Another example of great similarity in style is in “the Siberian gold and bronze plaques depicting scenes of fighting animals.” Borovka supplies his description with illustrations. “How often are the animals depicted with the body so twisted that the forequarters are turned downwards, while the hind quarters are turned upwards? Can the agonized writhings of a wounded beast or fury of his assailant be more simply rendered?”9

”Other motives of the [Scythian] animal style, too, reappear in Minoan and Mycenaean art. We may cite the animals with hanging legs and those which are curled almost into a circle. Conversely, the standard motif of the Minoan-Mycenaean lion, often represented in the Aegean with reverted head, reappears again in Scythian and Siberian art.”

The similarity first observed by Reinach and elaborated upon by Borovka is very unusual. But what appeared to them most surprising was the fact that two such similar art styles should be separated not only by a vast geographical distance, but also by an enormous gulf in time.

”How are we to explain this far-reaching kinship in aim between the two artistic schools? It remains, on the face of it, a riddle. Immediate relations between Minoan-Mycenaean and Scytho-Siberian civilizations are unthinkable; the two are too widely separated in space and time. An interval of some 500 years separates them. . . Still, the kinship between the two provinces of art remains striking and typical of both of them.”10



  1. Herodotus, The Histories, Bk. IV, ch. 5.

  2. The Araxus may be either the Oxus, which flows through today’s Afghanistan, or the Volga.

  3. In the reign of Sargon II (-722 to -705). T. T. Rice, The Scythians (London, 1975), p. 44.

  4. E. g., Altan Oba “The Golden Barrow”) and Tsarskij Kurgan (“Royal Barrow”). See Rice, The Scythians; E. H. Minns (Scythian and Greeks, Cambridge, 1913, p. 194) also considered the plan of the tombs to be of Mycenaean derivation.

  5. Rice, The Scythians, p. 96.

  6. M. Rostovzeff, Iranians and Greeks in South Russia (Oxford, 1922) p. 78. Similar “Mycenaean type” constructions of the Scythians were found in Bulgaria (at Lozengrad), and in Asia Minor (Pontus. Caria and Lycia)—Ibid., p. 77. R. Durn in Jahrhefte der k. Arch. Instituts zu Wien, X (1907), p. 230.
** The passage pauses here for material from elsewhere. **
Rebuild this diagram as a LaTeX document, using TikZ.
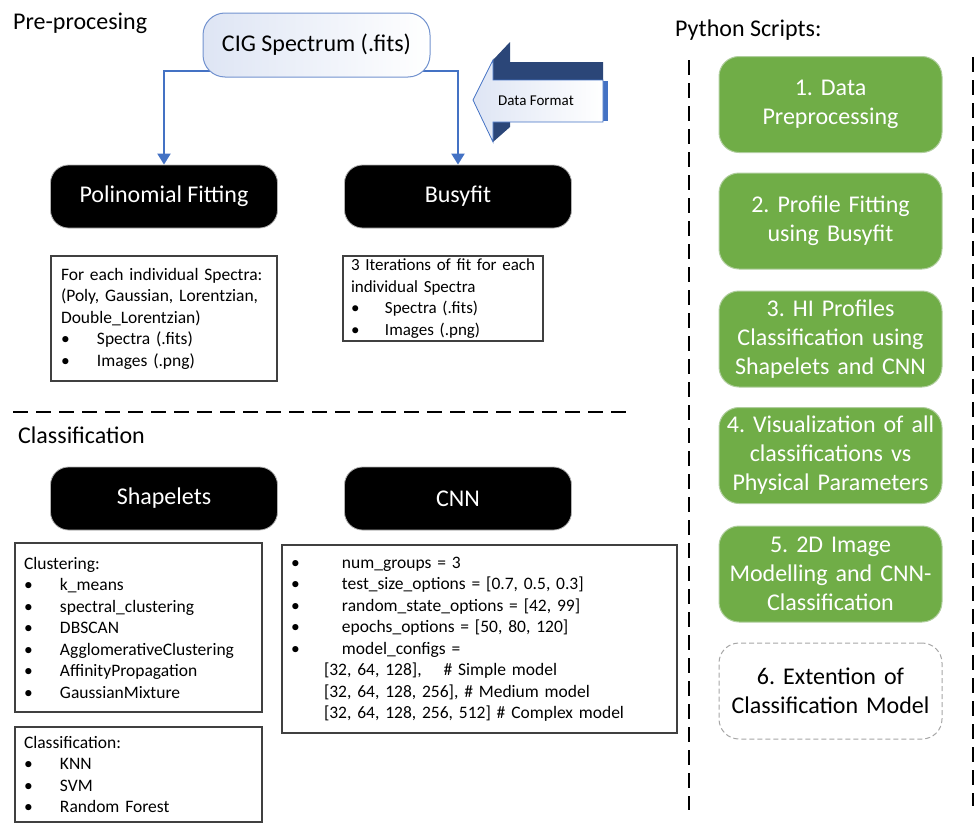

  7. (London 1928), p. 53.

  8. S. Reinach, “La représentation du galop dans l’art ancient et moderne” in Revue archéologique, 3e série, tome XXXVIII (1901) fig. 144 bis “Lion au galop sur une rondelle en bois mycénienne.” p. 38: “Il a déjà été question d’une rondelle de bois mycénienne, découverte en Egypte, sur laquelle est figuré un lion bondissant, l’arrière-train soulevé avec une telle violence que les rattes de derrière vinnent toucher le front (fig. 58). Nous reproduisons ici cette figure (fig. 144 bis) pour la rapprocher d’une plaque d’or sibérienne représentant un cheval attaqué par un tigre. Cheval et tigre offrent également ce singullier motif des membres postérieurs rejetés vers le dos et l’enclosure (fig. 114).”

  9. Borovka, Scythian Art, pp. 53-54.

  10. Borovka, Scythian Art, p. 54 Similar observations were made by Minns (Scythian and Greeks, p. 260), who termed a Scythian depiction of a deer with its head turned around “a Mycenaean survival.” He also compared an ibex on a casket from Enkomi, Cyprus to similar Scythian depictions.